From the NYT:
Ta-Nehisi Coates Wins National Book Award
By ALEXANDRA ALTER NOV. 18, 2015
Ta-Nehisi Coates won the National Book Award for nonfiction Wednesday night for “Between the World and Me,” a visceral, blunt exploration of his experience of being a black man in America, which was published this summer in the middle of a national dialogue about race relations and inequality.
“Every day you turn on the TV and see some kind of violence being directed at black people,” Mr. Coates said in an emotional acceptance speech. “Over and over and over again. And it keeps happening.” …

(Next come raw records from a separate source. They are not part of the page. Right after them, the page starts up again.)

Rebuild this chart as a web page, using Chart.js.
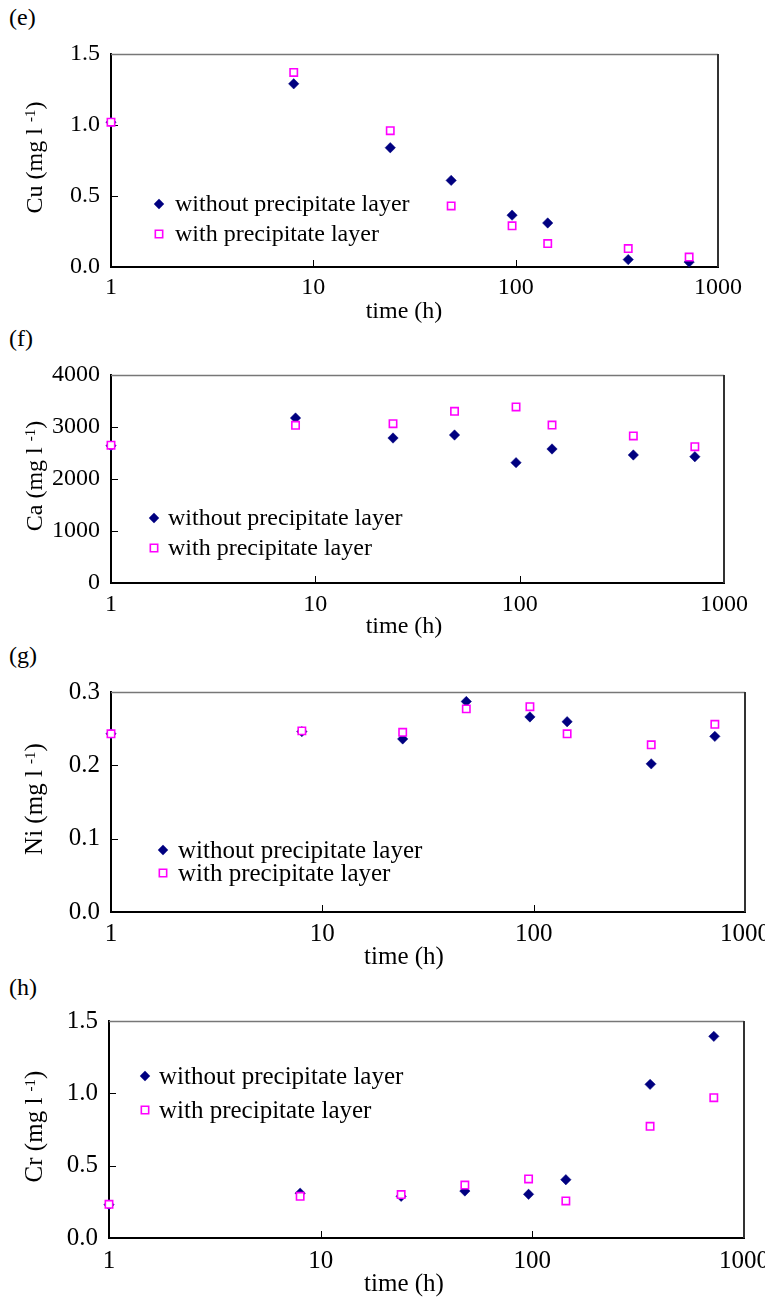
<!DOCTYPE html>
<html><head><meta charset="utf-8">
<script src="https://cdn.jsdelivr.net/npm/chart.js@4.4.1/dist/chart.umd.min.js"></script>
<style>
html,body{margin:0;padding:0;background:#fff;}
body{width:765px;height:1300px;position:relative;overflow:hidden;font-family:"Liberation Serif","Times New Roman",serif;}
.lbl{position:absolute;left:9px;font-size:24px;line-height:24px;color:#000;}
canvas{position:absolute;left:0;}
</style></head>
<body>
<div class="lbl" style="top:5px">(e)</div>
<div class="lbl" style="top:326px">(f)</div>
<div class="lbl" style="top:643px">(g)</div>
<div class="lbl" style="top:975px">(h)</div>
<canvas id="ce" width="765" height="300" style="top:30px"></canvas>
<canvas id="cf" width="765" height="305" style="top:345px"></canvas>
<canvas id="cg" width="765" height="310" style="top:665px"></canvas>
<canvas id="ch" width="765" height="310" style="top:990px"></canvas>
<script>
// ---- data ----
const timeH = [1, 8, 24, 48, 96, 144, 360, 720];
const xTickValues = [1, 10, 100, 1000];
const seriesNames = ['without precipitate layer', 'with precipitate layer'];

const cuWithout = [1.02, 1.29, 0.84, 0.61, 0.365, 0.31, 0.052, 0.035];
const cuWith    = [1.02, 1.37, 0.96, 0.43, 0.29, 0.165, 0.13, 0.07];
const cuTicks   = [0, 0.5, 1.0, 1.5];

const caWithout = [2640, 3173, 2788, 2846, 2314, 2577, 2462, 2429];
const caWith    = [2650, 3032, 3064, 3301, 3385, 3038, 2827, 2622];
const caTicks   = [0, 1000, 2000, 3000, 4000];

const niWithout = [0.243, 0.246, 0.236, 0.287, 0.266, 0.2595, 0.202, 0.2395];
const niWith    = [0.243, 0.247, 0.245, 0.277, 0.280, 0.243, 0.228, 0.256];
const niTicks   = [0, 0.1, 0.2, 0.3];

const crWithout = [0.23, 0.31, 0.288, 0.325, 0.302, 0.403, 1.062, 1.394];
const crWith    = [0.233, 0.288, 0.300, 0.366, 0.408, 0.256, 0.772, 0.970];
const crTicks   = [0, 0.5, 1.0, 1.5];

// ---- styling ----
const NAVY = '#000080', MAG = '#ff00ff';
const FONT = "'Liberation Serif','Times New Roman',serif";
Chart.defaults.font.family = FONT;
Chart.defaults.color = '#000';

function diamond(ctx, x, y, r) {
  ctx.beginPath();
  ctx.moveTo(x - r, y); ctx.lineTo(x, y - r); ctx.lineTo(x + r, y); ctx.lineTo(x, y + r);
  ctx.closePath();
  ctx.fillStyle = NAVY; ctx.fill();
}
function square(ctx, x, y, r, bw) {
  const s = Math.SQRT1_2 * r;
  ctx.beginPath(); ctx.rect(x - s, y - s, 2 * s, 2 * s);
  ctx.fillStyle = '#fff'; ctx.fill();
  ctx.lineWidth = bw; ctx.strokeStyle = MAG; ctx.stroke();
}

const decor = {
  id: 'decor',
  beforeDatasetsDraw(chart) {
    const {ctx, chartArea: a, scales: {x, y}} = chart;
    ctx.save();
    ctx.lineWidth = 1.5; ctx.strokeStyle = '#777';
    ctx.beginPath(); ctx.moveTo(a.left, a.top + 0.5); ctx.lineTo(a.right, a.top + 0.5); ctx.stroke();
    ctx.lineWidth = 2; ctx.strokeStyle = '#333';
    ctx.beginPath(); ctx.moveTo(a.right, a.top); ctx.lineTo(a.right, a.bottom); ctx.stroke();
    ctx.lineWidth = 1; ctx.strokeStyle = '#000';
    x.ticks.forEach(t => {
      const px = Math.round(x.getPixelForValue(t.value)) + 0.5;
      if (px < a.left + 3 || px > a.right - 3) return;
      ctx.beginPath(); ctx.moveTo(px, a.bottom); ctx.lineTo(px, a.bottom - 7); ctx.stroke();
    });
    y.ticks.forEach(t => {
      const py = Math.round(y.getPixelForValue(t.value)) + 0.5;
      if (py < a.top + 3 || py > a.bottom - 3) return;
      ctx.beginPath(); ctx.moveTo(a.left, py); ctx.lineTo(a.left + 7, py); ctx.stroke();
    });
    ctx.restore();
  },
  afterDraw(chart, args, o) {
    const {ctx, chartArea: a} = chart;
    const fs = o.fontSize;
    ctx.save();
    ctx.fillStyle = '#000';
    // x title
    ctx.font = fs + 'px ' + FONT;
    ctx.textAlign = 'center'; ctx.textBaseline = 'middle';
    ctx.fillText(o.xTitle, o.xTitleX, a.bottom + o.xTitleDy);
    // y title with superscript
    const mainFont = fs + 'px ' + FONT, supFont = '15px ' + FONT;
    ctx.font = mainFont; const w1 = ctx.measureText(o.yMain).width; const w3 = ctx.measureText(')').width;
    ctx.font = supFont; const w2 = ctx.measureText('-1').width;
    const total = w1 + w2 + w3;
    const cy = (a.top + a.bottom) / 2 - 3;
    ctx.translate(42, cy);
    ctx.rotate(-Math.PI / 2);
    ctx.textAlign = 'left'; ctx.textBaseline = 'alphabetic';
    let sx = -total / 2;
    ctx.font = mainFont; ctx.fillText(o.yMain, sx, 0); sx += w1;
    ctx.font = supFont; ctx.fillText('-1', sx, -7); sx += w2;
    ctx.font = mainFont; ctx.fillText(')', sx, 0);
    ctx.setTransform(1, 0, 0, 1, 0, 0);
    // legend
    const L = o.legend;
    diamond(ctx, L.mx, L.y1, 5.2);
    square(ctx, L.mx, L.y2, 5.2, 1.6);
    ctx.fillStyle = '#000';
    ctx.font = fs + 'px ' + FONT;
    ctx.textAlign = 'left'; ctx.textBaseline = 'middle';
    ctx.fillText(seriesNames[0], L.tx, L.y1 + 1);
    ctx.fillText(seriesNames[1], L.tx, L.y2 + 1);
    ctx.restore();
  }
};

function makePanel(id, p) {
  const ctxEl = document.getElementById(id);
  const top = parseFloat(ctxEl.style.top);
  const H = ctxEl.height;
  const toPts = arr => timeH.map((t, i) => ({x: t, y: arr[i]}));
  new Chart(ctxEl, {
    type: 'scatter',
    data: {
      datasets: [
        {label: seriesNames[1], data: toPts(p.withArr), pointStyle: 'rect', pointRadius: 5.2,
         backgroundColor: '#fff', borderColor: MAG, borderWidth: 1.6, clip: false, order: 0},
        {label: seriesNames[0], data: toPts(p.withoutArr), pointStyle: 'rectRot', pointRadius: 5.2,
         backgroundColor: NAVY, borderColor: NAVY, borderWidth: 0.5, clip: false, order: 1}
      ]
    },
    options: {
      responsive: false, animation: false, devicePixelRatio: 1, events: [],
      layout: {padding: {top: p.top - top, right: 765 - p.right, left: 0, bottom: 0}},
      plugins: {
        legend: {display: false}, tooltip: {enabled: false},
        decor: {
          fontSize: p.fs, xTitle: 'time (h)', xTitleX: 404, xTitleDy: p.xTitleDy,
          yMain: p.yMain,
          legend: {mx: p.leg.mx, y1: p.leg.y1 - top, y2: p.leg.y2 - top, tx: p.leg.tx}
        }
      },
      scales: {
        x: {
          type: 'logarithmic', position: 'bottom', min: 1, max: 1000,
          grid: {display: true, drawOnChartArea: false, drawTicks: false},
          border: {display: true, color: '#000', width: 2},
          ticks: {font: {size: p.fs}, padding: p.xPad, maxRotation: 0, autoSkip: false,
                  callback: v => String(v)},
          afterBuildTicks: s => { s.ticks = xTickValues.map(v => ({value: v})); },
          afterFit: s => { s.height = H - p.bottom + top; s.paddingLeft = 0; s.paddingRight = 0; }
        },
        y: {
          type: 'linear', position: 'left', min: p.ticks[0], max: p.ticks[p.ticks.length - 1],
          grid: {display: true, drawOnChartArea: false, drawTicks: false},
          border: {display: true, color: '#000', width: 2},
          ticks: {font: {size: p.fs}, padding: 11, autoSkip: false,
                  callback: v => p.dec ? Number(v).toFixed(p.dec) : String(v)},
          afterBuildTicks: s => { s.ticks = p.ticks.map(v => ({value: v})); },
          afterFit: s => { s.width = p.left; s.paddingTop = 0; s.paddingBottom = 0; }
        }
      }
    },
    plugins: [decor]
  });
}

makePanel('ce', {withoutArr: cuWithout, withArr: cuWith, ticks: cuTicks, dec: 1, yMain: 'Cu (mg l ',
  top: 54, bottom: 267, left: 111, right: 718, fs: 24, xPad: 6, xTitleDy: 45,
  leg: {mx: 159, y1: 204, y2: 234, tx: 175}});
makePanel('cf', {withoutArr: caWithout, withArr: caWith, ticks: caTicks, dec: 0, yMain: 'Ca (mg l ',
  top: 375, bottom: 583, left: 111, right: 724, fs: 24, xPad: 7, xTitleDy: 44,
  leg: {mx: 154, y1: 518, y2: 548, tx: 168}});
makePanel('cg', {withoutArr: niWithout, withArr: niWith, ticks: niTicks, dec: 1, yMain: 'Ni (mg l ',
  top: 692, bottom: 912, left: 111, right: 745, fs: 25, xPad: 7, xTitleDy: 45,
  leg: {mx: 163, y1: 850, y2: 873, tx: 178}});
makePanel('ch', {withoutArr: crWithout, withArr: crWith, ticks: crTicks, dec: 1, yMain: 'Cr (mg l ',
  top: 1021, bottom: 1238, left: 109, right: 744, fs: 25, xPad: 8, xTitleDy: 46,
  leg: {mx: 145, y1: 1076, y2: 1110, tx: 159}});
</script>
</body></html>
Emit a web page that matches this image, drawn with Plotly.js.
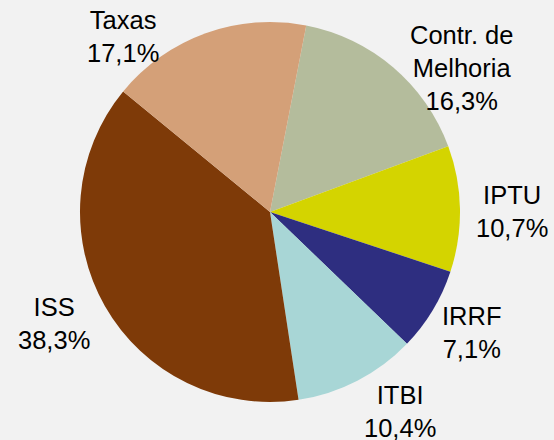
<!DOCTYPE html>
<html>
<head>
<meta charset="utf-8">
<script src="https://cdn.plot.ly/plotly-3.0.1.min.js"></script>
<style>html,body{margin:0;padding:0;background:#f2f2f2;}</style>
</head>
<body>
<div id="chart" style="width:554px;height:440px;"></div>
<script>
const labels = ["Contr. de<br>Melhoria", "IPTU", "IRRF", "ITBI", "ISS", "Taxas"];
const values = [16.3, 10.7, 7.1, 10.4, 38.3, 17.1];
const colors = ["#b4bc9c", "#d4d400", "#2e2e80", "#a8d6d6", "#7e3a08", "#d4a078"];

// label placement (style): angular shift (deg) and radial distance (x radius)
const labelShift = [12.7, 0.9, -0.2, -5.8, 2.4, -20.1];
const labelDist = [1.259, 1.276, 1.238, 1.255, 1.281, 1.203];

const W = 554, H = 440;
const dom = {x: [80 / W, 460 / W], y: [38 / H, 418 / H]};
const rotation = 11;
const cx = (dom.x[0] + dom.x[1]) / 2 * W;
const cy = H - (dom.y[0] + dom.y[1]) / 2 * H;
const R = Math.min((dom.x[1] - dom.x[0]) * W, (dom.y[1] - dom.y[0]) * H) / 2;

const total = values.reduce((a, b) => a + b, 0);
const fmt = v => v.toFixed(1).replace(".", ",") + "%";
let cum = 0;
const annotations = values.map((v, i) => {
  const mid = rotation + (cum + v / 2) / total * 360 + labelShift[i];
  cum += v;
  const a = mid * Math.PI / 180;
  const d = R * labelDist[i];
  const px = cx + d * Math.sin(a), py = cy - d * Math.cos(a);
  return {
    xref: "paper", yref: "paper", x: px / W, y: 1 - py / H,
    xanchor: "center", yanchor: "middle", align: "center",
    showarrow: false,
    text: labels[i] + "<br>" + fmt(v),
    font: {family: "Liberation Sans, Arial, sans-serif", size: 25.5, color: "#000"}
  };
});

Plotly.newPlot("chart", [{
  type: "pie",
  labels: labels,
  values: values,
  sort: false,
  direction: "clockwise",
  rotation: rotation,
  marker: {colors: colors, line: {width: 0}},
  textinfo: "none",
  hoverinfo: "none",
  domain: dom
}], {
  width: W, height: H,
  margin: {l: 0, r: 0, t: 0, b: 0},
  paper_bgcolor: "#f2f2f2",
  plot_bgcolor: "#f2f2f2",
  showlegend: false,
  annotations: annotations
}, {displayModeBar: false, staticPlot: true});
</script>
</body>
</html>
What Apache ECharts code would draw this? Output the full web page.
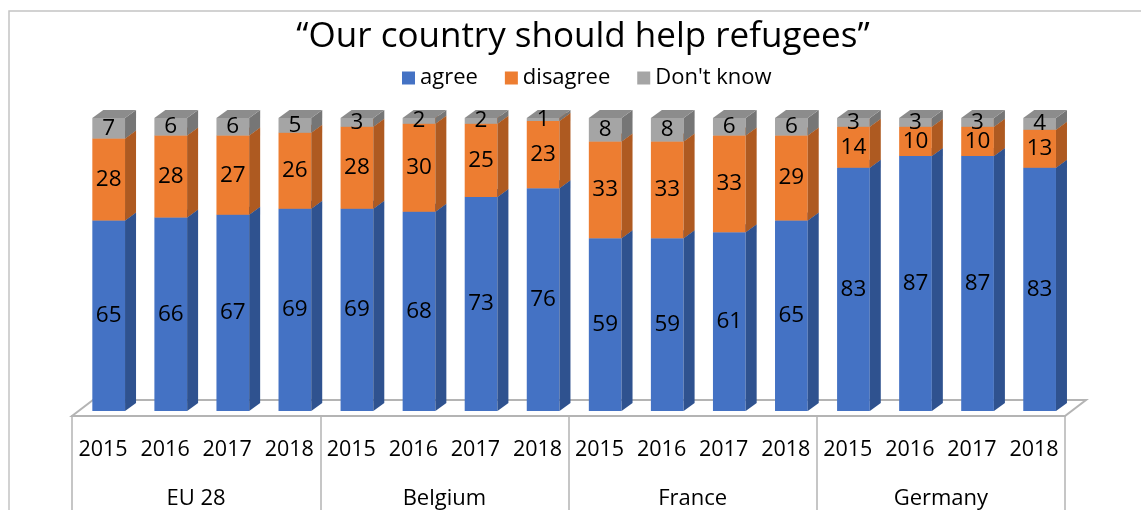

Mr. Coates, a correspondent for The Atlantic, dedicated the award to Prince Jones, a college friend of his who was shot to death by a police officer who mistook him for a criminal. “I’m a black man in America. I can’t punish that officer; ‘Between the World and Me’ comes out of that place,” Mr. Coates said. “I can’t secure the safety of my son. I just don’t have that power. But what I do have the power to do is say, ‘You won’t enroll me in this lie. You won’t make me part of it.’ ”
Uh, the cop was black.
“Between the World and Me,” which was published by Spiegel & Grau, was one of the most celebrated and widely discussed books of the year. The novelist Toni Morrison compared Mr. Coates to James Baldwin.
Here’s my review of his National Book Award-winning book.
And here’s my review of his article “The Black Family in the Age of Mass Incarceration.”
In other news, in the hometown of America’s Foremost Public Intellectual:
Baltimore’s Homicide Rate Hits New Per Capita High
Updated November 18, 201512:35 PM ET
With six weeks left in 2015, the homicide rate in Baltimore has set a new high for the city, surpassing the previous record set in 1993. The city saw its 300th killing of the year over the weekend; since then, gun violence has killed five more people. …
After years of declining homicide rates, Baltimore and many other large U.S. cities, such as Milwaukee and Houston, have seen a dramatic rise in 2015. …
In Baltimore, the homicide rise has come as the city copes with the aftermath of riots and unrest following Freddie Gray’s death in police custody.